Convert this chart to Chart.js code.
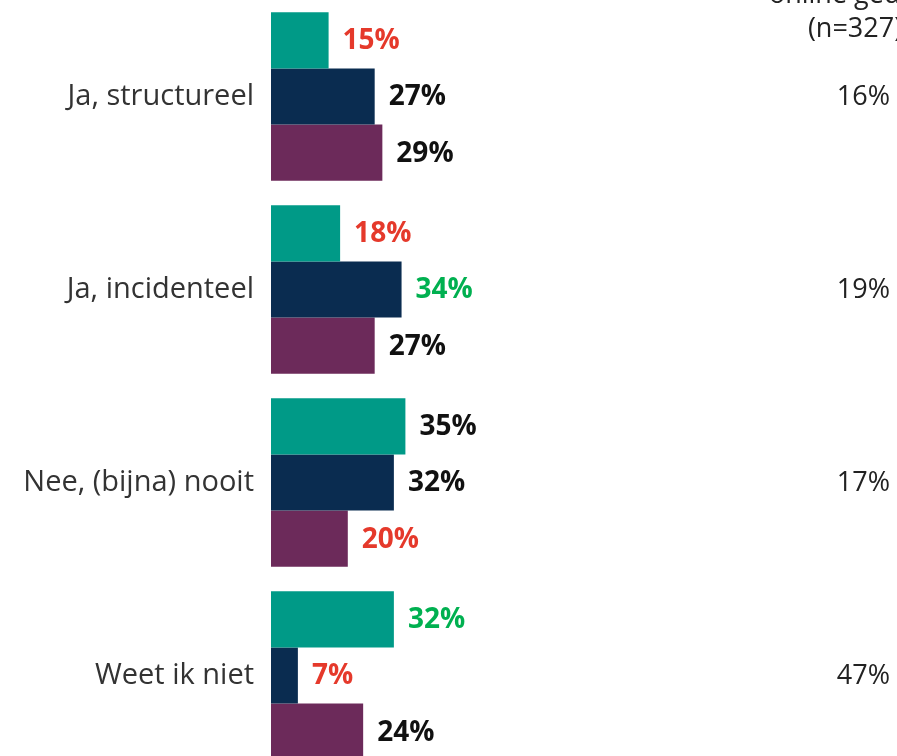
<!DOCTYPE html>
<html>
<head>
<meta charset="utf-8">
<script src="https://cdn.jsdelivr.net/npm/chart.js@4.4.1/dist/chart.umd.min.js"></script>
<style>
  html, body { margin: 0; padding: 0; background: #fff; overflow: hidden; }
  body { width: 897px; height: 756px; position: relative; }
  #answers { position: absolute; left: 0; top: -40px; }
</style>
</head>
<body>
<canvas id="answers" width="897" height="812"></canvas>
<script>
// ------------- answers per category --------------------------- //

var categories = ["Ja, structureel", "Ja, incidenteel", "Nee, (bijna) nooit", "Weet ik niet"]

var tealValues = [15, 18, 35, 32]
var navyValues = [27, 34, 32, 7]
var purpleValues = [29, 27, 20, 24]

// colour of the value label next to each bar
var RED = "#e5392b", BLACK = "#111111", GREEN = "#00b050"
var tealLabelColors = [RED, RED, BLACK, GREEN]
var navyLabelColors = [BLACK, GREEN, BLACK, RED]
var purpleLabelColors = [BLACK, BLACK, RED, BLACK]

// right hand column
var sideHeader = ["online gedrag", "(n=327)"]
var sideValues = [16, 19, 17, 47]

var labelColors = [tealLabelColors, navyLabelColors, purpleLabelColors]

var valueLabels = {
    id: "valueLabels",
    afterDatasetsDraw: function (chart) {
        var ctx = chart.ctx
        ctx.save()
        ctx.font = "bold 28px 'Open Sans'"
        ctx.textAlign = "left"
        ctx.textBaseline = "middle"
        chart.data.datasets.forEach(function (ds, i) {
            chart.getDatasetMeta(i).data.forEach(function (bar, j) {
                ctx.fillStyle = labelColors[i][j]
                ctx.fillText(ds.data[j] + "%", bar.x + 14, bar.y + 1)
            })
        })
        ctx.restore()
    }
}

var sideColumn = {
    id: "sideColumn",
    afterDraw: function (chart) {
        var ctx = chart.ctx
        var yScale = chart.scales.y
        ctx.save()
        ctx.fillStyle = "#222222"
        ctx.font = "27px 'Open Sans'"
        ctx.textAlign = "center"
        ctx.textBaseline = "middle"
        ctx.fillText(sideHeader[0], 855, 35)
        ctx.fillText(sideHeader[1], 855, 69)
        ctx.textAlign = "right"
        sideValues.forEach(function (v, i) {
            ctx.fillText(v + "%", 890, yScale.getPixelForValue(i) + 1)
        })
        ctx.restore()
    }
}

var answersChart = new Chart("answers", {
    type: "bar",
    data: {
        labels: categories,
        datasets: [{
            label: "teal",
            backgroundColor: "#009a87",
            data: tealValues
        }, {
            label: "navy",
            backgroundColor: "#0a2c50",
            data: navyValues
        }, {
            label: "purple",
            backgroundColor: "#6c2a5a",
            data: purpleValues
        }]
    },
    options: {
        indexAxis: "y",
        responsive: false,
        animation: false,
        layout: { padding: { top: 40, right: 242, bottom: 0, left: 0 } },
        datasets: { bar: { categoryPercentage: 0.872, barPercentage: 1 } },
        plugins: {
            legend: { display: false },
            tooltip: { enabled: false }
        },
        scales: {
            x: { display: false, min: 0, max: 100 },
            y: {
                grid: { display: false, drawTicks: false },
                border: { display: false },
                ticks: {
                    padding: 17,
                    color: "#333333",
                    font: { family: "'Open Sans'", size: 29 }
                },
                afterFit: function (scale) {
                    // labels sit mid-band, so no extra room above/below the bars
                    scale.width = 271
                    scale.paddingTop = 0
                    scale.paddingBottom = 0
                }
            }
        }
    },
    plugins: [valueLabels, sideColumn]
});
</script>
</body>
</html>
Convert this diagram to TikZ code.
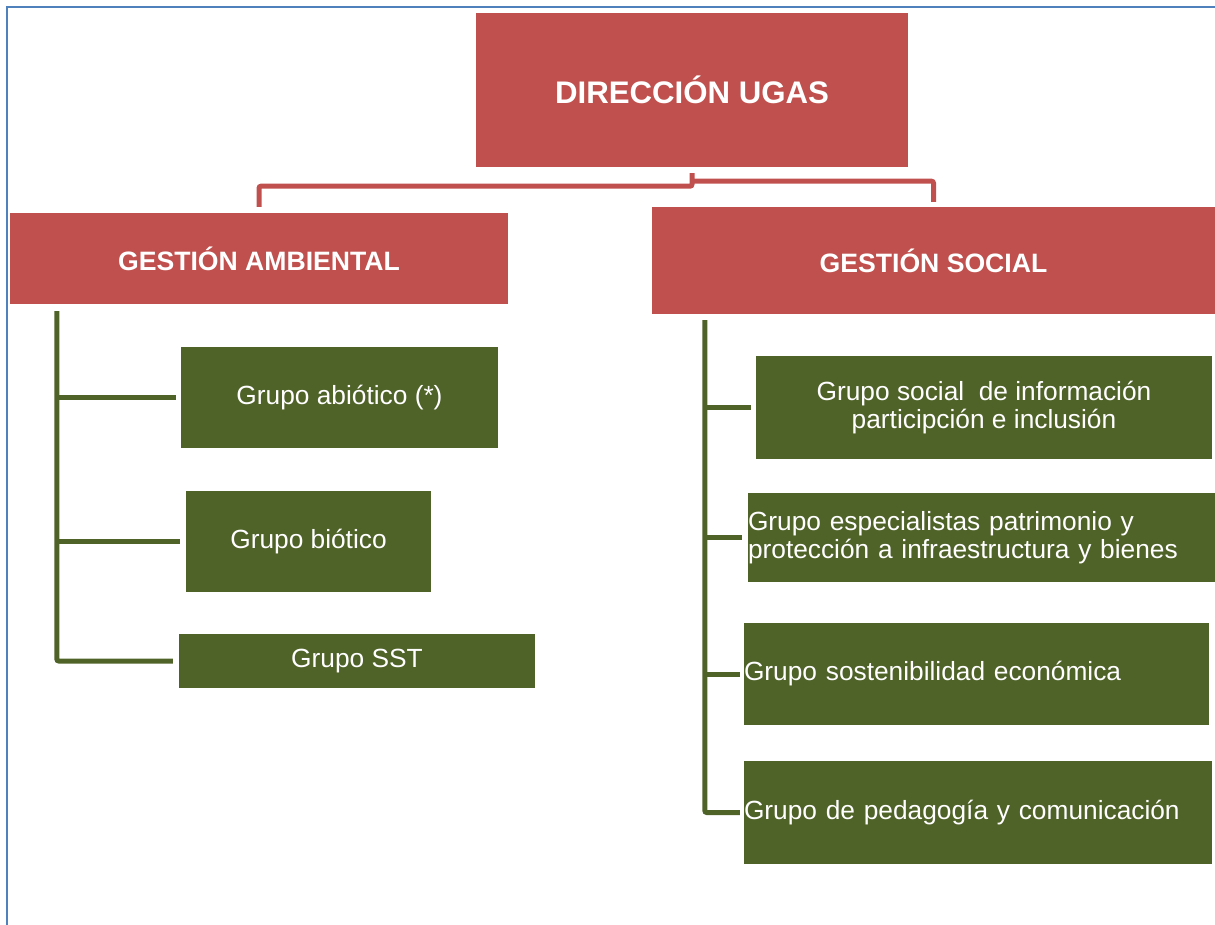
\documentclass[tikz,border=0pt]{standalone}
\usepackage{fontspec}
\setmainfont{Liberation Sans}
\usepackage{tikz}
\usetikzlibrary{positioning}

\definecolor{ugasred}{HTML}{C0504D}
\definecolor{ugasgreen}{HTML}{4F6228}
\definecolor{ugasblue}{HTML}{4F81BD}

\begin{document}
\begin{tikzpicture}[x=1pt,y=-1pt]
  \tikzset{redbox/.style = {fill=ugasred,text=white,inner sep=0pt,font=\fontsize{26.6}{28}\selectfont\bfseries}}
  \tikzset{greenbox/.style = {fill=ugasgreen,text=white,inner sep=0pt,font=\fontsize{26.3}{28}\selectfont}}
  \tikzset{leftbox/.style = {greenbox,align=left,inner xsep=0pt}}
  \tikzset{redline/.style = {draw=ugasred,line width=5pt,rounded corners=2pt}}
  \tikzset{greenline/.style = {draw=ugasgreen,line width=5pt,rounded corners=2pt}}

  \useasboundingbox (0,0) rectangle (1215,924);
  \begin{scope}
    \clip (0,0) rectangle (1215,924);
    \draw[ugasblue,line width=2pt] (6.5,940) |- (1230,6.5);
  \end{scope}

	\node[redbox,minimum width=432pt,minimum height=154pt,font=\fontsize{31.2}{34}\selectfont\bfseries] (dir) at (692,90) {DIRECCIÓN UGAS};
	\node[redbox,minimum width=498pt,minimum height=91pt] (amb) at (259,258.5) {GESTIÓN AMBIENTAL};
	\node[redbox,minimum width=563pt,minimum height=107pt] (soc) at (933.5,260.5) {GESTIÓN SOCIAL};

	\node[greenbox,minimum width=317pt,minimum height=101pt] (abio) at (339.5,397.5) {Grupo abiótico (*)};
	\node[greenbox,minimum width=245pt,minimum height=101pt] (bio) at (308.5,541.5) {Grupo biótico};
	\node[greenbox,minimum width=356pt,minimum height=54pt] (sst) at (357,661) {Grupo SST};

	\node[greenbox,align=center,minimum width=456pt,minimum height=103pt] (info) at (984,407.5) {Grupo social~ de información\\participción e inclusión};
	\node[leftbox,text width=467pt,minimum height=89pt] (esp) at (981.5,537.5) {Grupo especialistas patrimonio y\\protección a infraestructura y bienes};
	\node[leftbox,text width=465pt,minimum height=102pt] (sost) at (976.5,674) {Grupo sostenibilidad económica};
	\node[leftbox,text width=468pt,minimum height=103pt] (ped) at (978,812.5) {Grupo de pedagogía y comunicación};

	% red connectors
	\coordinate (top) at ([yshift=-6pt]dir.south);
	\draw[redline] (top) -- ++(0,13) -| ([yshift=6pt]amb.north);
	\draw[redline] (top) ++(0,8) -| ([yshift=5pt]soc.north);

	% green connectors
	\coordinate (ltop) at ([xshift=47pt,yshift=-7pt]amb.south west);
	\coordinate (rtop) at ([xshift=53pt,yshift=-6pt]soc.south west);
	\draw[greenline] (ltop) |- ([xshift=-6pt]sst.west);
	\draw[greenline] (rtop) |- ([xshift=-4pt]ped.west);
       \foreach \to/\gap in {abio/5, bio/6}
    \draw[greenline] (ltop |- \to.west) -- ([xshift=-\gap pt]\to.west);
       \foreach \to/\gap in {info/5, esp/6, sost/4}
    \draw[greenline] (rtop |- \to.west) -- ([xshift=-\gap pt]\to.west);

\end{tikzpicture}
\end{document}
...
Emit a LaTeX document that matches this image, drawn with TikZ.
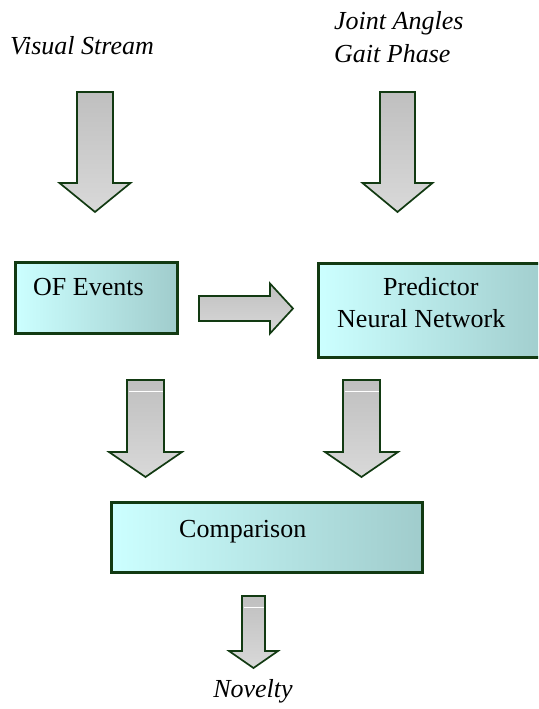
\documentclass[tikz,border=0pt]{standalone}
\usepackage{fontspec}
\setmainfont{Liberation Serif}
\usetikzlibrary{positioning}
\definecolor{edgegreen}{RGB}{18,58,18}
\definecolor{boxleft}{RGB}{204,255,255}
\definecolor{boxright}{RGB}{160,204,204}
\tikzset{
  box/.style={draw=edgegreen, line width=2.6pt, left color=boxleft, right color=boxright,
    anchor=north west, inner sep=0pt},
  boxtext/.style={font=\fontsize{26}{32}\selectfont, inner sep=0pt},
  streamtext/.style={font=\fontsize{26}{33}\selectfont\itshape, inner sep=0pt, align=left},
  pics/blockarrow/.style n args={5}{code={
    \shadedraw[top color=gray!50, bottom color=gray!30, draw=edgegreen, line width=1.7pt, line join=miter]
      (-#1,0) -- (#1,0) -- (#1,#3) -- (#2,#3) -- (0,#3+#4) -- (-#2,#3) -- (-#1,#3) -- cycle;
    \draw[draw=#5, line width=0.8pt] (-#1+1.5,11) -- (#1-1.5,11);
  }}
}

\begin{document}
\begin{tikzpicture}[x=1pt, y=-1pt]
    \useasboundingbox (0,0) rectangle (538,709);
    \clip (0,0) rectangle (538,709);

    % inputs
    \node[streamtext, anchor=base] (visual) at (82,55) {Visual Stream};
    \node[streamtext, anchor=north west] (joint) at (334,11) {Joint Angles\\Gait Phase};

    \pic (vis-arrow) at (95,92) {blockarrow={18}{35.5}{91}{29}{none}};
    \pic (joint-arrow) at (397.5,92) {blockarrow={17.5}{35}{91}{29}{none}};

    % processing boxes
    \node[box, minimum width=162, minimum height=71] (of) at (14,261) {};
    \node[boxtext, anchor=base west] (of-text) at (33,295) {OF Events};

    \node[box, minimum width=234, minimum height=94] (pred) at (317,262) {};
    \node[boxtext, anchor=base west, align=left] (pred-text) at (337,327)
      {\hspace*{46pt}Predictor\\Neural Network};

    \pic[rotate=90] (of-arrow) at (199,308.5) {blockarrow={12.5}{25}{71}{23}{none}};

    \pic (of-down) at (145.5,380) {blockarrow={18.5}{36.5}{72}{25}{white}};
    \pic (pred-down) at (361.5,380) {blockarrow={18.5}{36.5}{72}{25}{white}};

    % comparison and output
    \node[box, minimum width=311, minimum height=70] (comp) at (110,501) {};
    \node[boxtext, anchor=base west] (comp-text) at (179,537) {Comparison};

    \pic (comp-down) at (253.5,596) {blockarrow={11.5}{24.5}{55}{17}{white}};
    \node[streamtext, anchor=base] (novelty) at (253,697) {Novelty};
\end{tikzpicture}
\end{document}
---
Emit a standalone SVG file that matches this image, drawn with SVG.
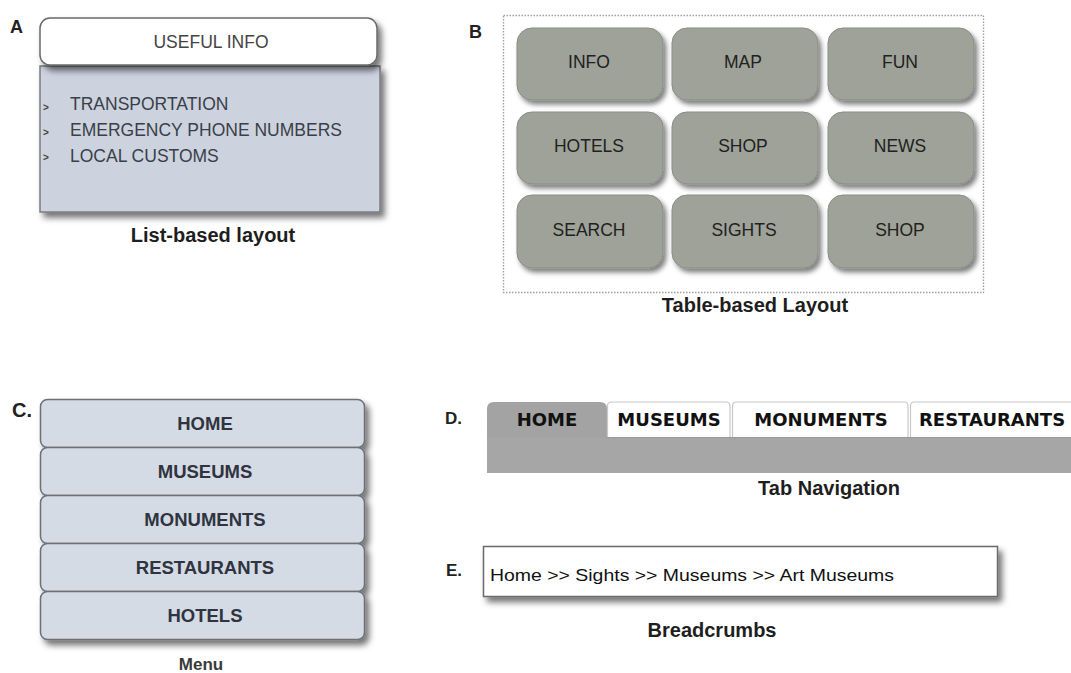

* _Exercise directions_
Extract exactly the lines running from the line containing "Convert this chart to Chart.js code." to the line containing "var purpleLabelColors = [BLACK, BLACK, RED, BLACK]", with both end lines included and all pictures left out.

* _Written response_
Convert this chart to Chart.js code.
<!DOCTYPE html>
<html>
<head>
<meta charset="utf-8">
<script src="https://cdn.jsdelivr.net/npm/chart.js@4.4.1/dist/chart.umd.min.js"></script>
<style>
  html, body { margin: 0; padding: 0; background: #fff; overflow: hidden; }
  body { width: 897px; height: 756px; position: relative; }
  #answers { position: absolute; left: 0; top: -40px; }
</style>
</head>
<body>
<canvas id="answers" width="897" height="812"></canvas>
<script>
// ------------- answers per category --------------------------- //

var categories = ["Ja, structureel", "Ja, incidenteel", "Nee, (bijna) nooit", "Weet ik niet"]

var tealValues = [15, 18, 35, 32]
var navyValues = [27, 34, 32, 7]
var purpleValues = [29, 27, 20, 24]

// colour of the value label next to each bar
var RED = "#e5392b", BLACK = "#111111", GREEN = "#00b050"
var tealLabelColors = [RED, RED, BLACK, GREEN]
var navyLabelColors = [BLACK, GREEN, BLACK, RED]
var purpleLabelColors = [BLACK, BLACK, RED, BLACK]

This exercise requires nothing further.